Coalesced/uncoalesced memory access detection?

Hi,
I’m sorry if this is the wrong place to put my questions.

  1. I wonder if there is a algorithm to statically detect if a memory access is coalesced or uncoalesced in OpenCL. If we can’t determine that statically, what else do we need then?
  2. What is the relation ship between 3 numbers: coalesced memory accesses #, uncoalesced memory accesses # and the total of memory transactions?
  3. What are the main differences between the answers for 1.3 and 2.x?

Thanks,
Tuan

The differentiation between coalesced and uncoalesced memory accesses hardly makes sense in the context of Compute Capability 1.3 and 2.x (I suspect that is what you mean).

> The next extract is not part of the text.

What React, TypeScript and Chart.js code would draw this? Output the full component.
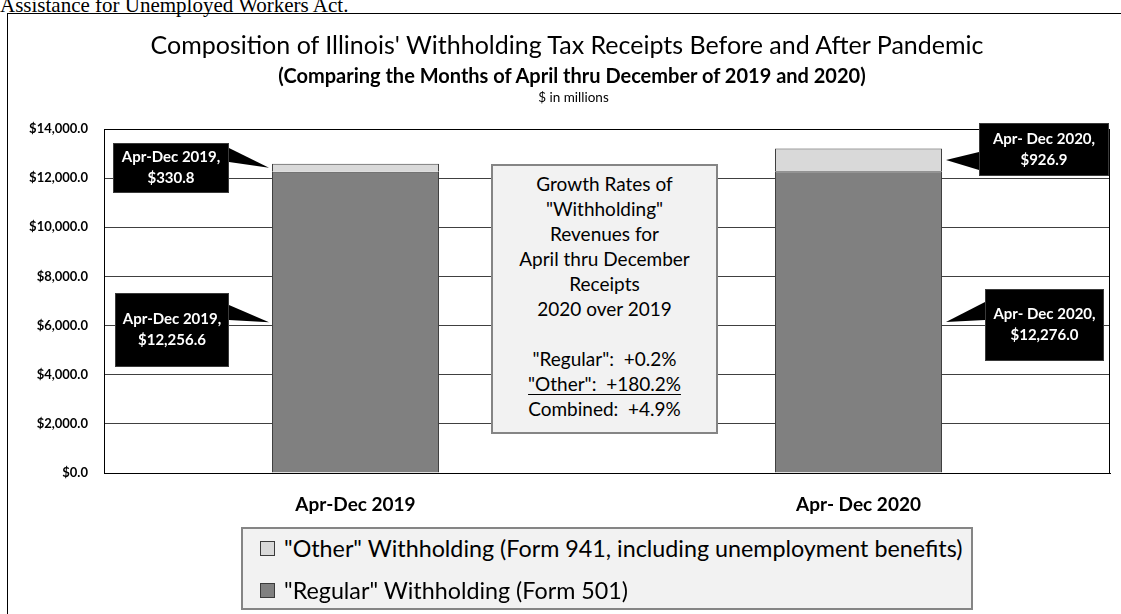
import React, { useEffect, useRef } from "react";
import { Chart, registerables } from "chart.js";

Chart.register(...registerables);

// ---------- data ----------
const categories = ["Apr-Dec 2019", "Apr- Dec 2020"];
const regularValues = [12256.6, 12276.0];
const otherValues = [330.8, 926.9];
const yTicks = [0, 2000, 4000, 6000, 8000, 10000, 12000, 14000];
const seriesNames = [
  '"Other" Withholding (Form 941, including unemployment benefits)',
  '"Regular" Withholding (Form 501)',
];

const fmt = (v: number) =>
  "$" + v.toLocaleString("en-US", { minimumFractionDigits: 1, maximumFractionDigits: 1 });
const pct = (a: number, b: number) => {
  const g = (a / b - 1) * 100;
  return (g >= 0 ? "+" : "") + g.toFixed(1) + "%";
};

const FONT = "Lato, 'Open Sans', sans-serif";
const REG_COLOR = "#808080";
const OTH_COLOR = "#d9d9d9";

// callout layout: dataset index, category index, side, box [x,y,w,h], pointer base y range
const callouts = [
  { ds: 1, i: 0, side: "left", box: [113, 143, 116, 50], base: [148, 162] },
  { ds: 0, i: 0, side: "left", box: [115, 293, 114, 74], base: [305, 320] },
  { ds: 1, i: 1, side: "right", box: [979, 123, 130, 53], base: [152, 170] },
  { ds: 0, i: 1, side: "right", box: [985, 289, 119, 72], base: [302, 320] },
];

const overlayPlugin = {
  id: "overlay",
  afterDatasetsDraw(chart: any) {
    const ctx = chart.ctx as CanvasRenderingContext2D;
    const { left, top, right, bottom } = chart.chartArea;
    ctx.save();
    ctx.strokeStyle = "#000";
    ctx.lineWidth = 1;
    ctx.strokeRect(Math.round(left) + 0.5, Math.round(top) + 0.5, Math.round(right - left) - 1, Math.round(bottom - top));
    callouts.forEach((c) => {
      const el = chart.getDatasetMeta(c.ds).data[c.i];
      const p = el.getProps(["x", "y", "base", "width"], true);
      const tipY = (p.y + p.base) / 2;
      const tipX = c.side === "left" ? p.x - p.width / 2 - 3 : p.x + p.width / 2 + 4;
      const [bx, by, bw, bh] = c.box;
      const edgeX = c.side === "left" ? bx + bw : bx;
      ctx.fillStyle = "#000";
      ctx.strokeStyle = "#3a3a3a";
      ctx.lineWidth = 1;
      ctx.fillRect(bx, by, bw, bh);
      ctx.strokeRect(bx + 0.5, by + 0.5, bw - 1, bh - 1);
      ctx.beginPath();
      ctx.moveTo(edgeX, c.base[0]);
      ctx.lineTo(tipX, tipY);
      ctx.lineTo(edgeX, c.base[1]);
      ctx.closePath();
      ctx.fill();
      const vals = c.ds === 0 ? regularValues : otherValues;
      const lines = [categories[c.i] + ",", fmt(vals[c.i])];
      ctx.fillStyle = "#fff";
      ctx.font = "bold 15px " + FONT;
      ctx.textAlign = "center";
      ctx.textBaseline = "middle";
      const cx = bx + bw / 2;
      const cy = by + bh / 2;
      ctx.fillText(lines[0], cx, cy - 10.5);
      ctx.fillText(lines[1], cx, cy + 10.5);
    });
    ctx.restore();
  },
};

export default function App() {
  const canvasRef = useRef<HTMLCanvasElement | null>(null);

  useEffect(() => {
    document.body.style.margin = "0";
    const chart = new Chart(canvasRef.current as HTMLCanvasElement, {
      type: "bar",
      data: {
        labels: categories,
        datasets: [
          {
            label: seriesNames[1],
            data: regularValues,
            backgroundColor: REG_COLOR,
            borderColor: "#404040",
            borderWidth: 1,
          },
          {
            label: seriesNames[0],
            data: otherValues,
            backgroundColor: OTH_COLOR,
            borderColor: "#404040",
            borderWidth: 1,
          },
        ],
      },
      options: {
        animation: false,
        responsive: true,
        maintainAspectRatio: false,
        events: [],
        layout: { padding: { left: 0, top: 129, right: 11, bottom: 0 } },
        datasets: { bar: { barPercentage: 0.332, categoryPercentage: 1 } },
        plugins: {
          legend: { display: false },
          title: { display: false },
          tooltip: { enabled: false },
        },
        scales: {
          x: {
            stacked: true,
            grid: { display: false },
            border: { display: true, color: "#000", width: 1 },
            ticks: {
              color: "#000",
              font: { family: FONT, size: 19, weight: "bold" },
              padding: 12,
              maxRotation: 0,
            },
            afterFit: (s: any) => {
              s.height = 141;
            },
          },
          y: {
            stacked: true,
            min: 0,
            max: 14000,
            afterBuildTicks: (s: any) => {
              s.ticks = yTicks.map((v) => ({ value: v }));
            },
            grid: { color: "#404040", lineWidth: 1, drawTicks: false },
            border: { display: true, color: "#000", width: 1 },
            ticks: {
              color: "#000",
              font: { family: FONT, size: 13, weight: "bold" },
              padding: 16,
              callback: (v: any) => fmt(Number(v)),
            },
            afterFit: (s: any) => {
              s.width = 104;
            },
          },
        },
      },
      plugins: [overlayPlugin],
    });
    return () => chart.destroy();
  }, []);

  const total0 = regularValues[0] + otherValues[0];
  const total1 = regularValues[1] + otherValues[1];
  const growth = [
    '"Regular":  ' + pct(regularValues[1], regularValues[0]),
    '"Other":  ' + pct(otherValues[1], otherValues[0]),
    "Combined:  " + pct(total1, total0),
  ];

  const centerLines = [
    "Growth Rates of",
    '"Withholding"',
    "Revenues for",
    "April thru December",
    "Receipts",
    "2020 over 2019",
  ];

  return (
    <div style={{ position: "absolute", left: 0, top: 0, width: 1121, height: 614, overflow: "hidden", background: "#fff" }}>
      <div
        style={{
          position: "absolute",
          left: 0,
          top: -5,
          fontFamily: "'Liberation Serif', 'Times New Roman', serif",
          fontSize: 21,
          lineHeight: "21px",
          whiteSpace: "nowrap",
          color: "#000",
        }}
      >
        Assistance for Unemployed Workers Act.
      </div>
      <div
        style={{
          position: "absolute",
          left: 7,
          top: 13,
          width: 1200,
          height: 700,
          borderLeft: "1px solid #000",
          borderTop: "1px solid #000",
        }}
      />
      <div style={{ position: "absolute", left: 0, top: 0, width: 1121, height: 614 }}>
        <canvas ref={canvasRef} />
      </div>
      <div style={{ position: "absolute", left: 0, width: 1134, top: 29, lineHeight: "30px", textAlign: "center", fontFamily: FONT, fontSize: 25, color: "#000", whiteSpace: "nowrap" }}>
        Composition of Illinois' Withholding Tax Receipts Before and After Pandemic
      </div>
      <div style={{ position: "absolute", left: 0, width: 1144, top: 62, lineHeight: "26px", textAlign: "center", fontFamily: FONT, fontSize: 20, fontWeight: "bold", color: "#000", whiteSpace: "nowrap" }}>
        (Comparing the Months of April thru December of 2019 and 2020)
      </div>
      <div style={{ position: "absolute", left: 0, width: 1147, top: 88, lineHeight: "18px", textAlign: "center", fontFamily: FONT, fontSize: 13.5, color: "#000", whiteSpace: "nowrap" }}>
        $ in millions
      </div>

      <div
        style={{
          position: "absolute",
          left: 491,
          top: 164,
          width: 227,
          height: 270,
          boxSizing: "border-box",
          border: "2px solid #858585",
          background: "#f2f2f2",
          paddingTop: 5,
          textAlign: "center",
          fontFamily: FONT,
          fontSize: 19,
          lineHeight: "25px",
          color: "#000",
          whiteSpace: "pre",
        }}
      >
        {centerLines.map((l, k) => (
          <div key={k}>{l}</div>
        ))}
        <div>{" "}</div>
        <div>{growth[0]}</div>
        <div style={{ textDecoration: "underline", textUnderlineOffset: 3 }}>{growth[1]}</div>
        <div>{growth[2]}</div>
      </div>

      <div
        style={{
          position: "absolute",
          left: 241,
          top: 527,
          width: 732,
          height: 83,
          boxSizing: "border-box",
          border: "2px solid #858585",
          background: "#f2f2f2",
          fontFamily: FONT,
          fontSize: 23.3,
          color: "#000",
        }}
      >
        {[OTH_COLOR, REG_COLOR].map((col, k) => (
          <div
            key={k}
            style={{
              position: "absolute",
              left: 17,
              top: k === 0 ? -2 : 40,
              height: 42,
              display: "flex",
              alignItems: "center",
              whiteSpace: "nowrap",
            }}
          >
            <span style={{ display: "inline-block", width: 13, height: 13, background: col, border: "1px solid #3a3a3a", marginRight: 9 }} />
            <span>{seriesNames[k]}</span>
          </div>
        ))}
      </div>
    </div>
  );
}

For CC 1.0 and 1.1 a half-warp either performed a coalesced memory access or the access was uncoalesed and each thread was served separately. The 1.2 and 1.3 GPUs breaks up not-fully-coalesced accesses “as efficient as possible” (halfwarp-wise), for 2.x at least reads (usually) go to the L1 cache. CUDA_C_Programming_Guide.pdf (v3.2) explains all this in section G.3.2 (1.x) and G.4.2 (2.x). If you know the access pattern of a (half)warp, you can easily deduce the type and number of memory requests for 1.2/1.3. For 2.x, temporal locality also plays a role, as well as possible bank conflicts.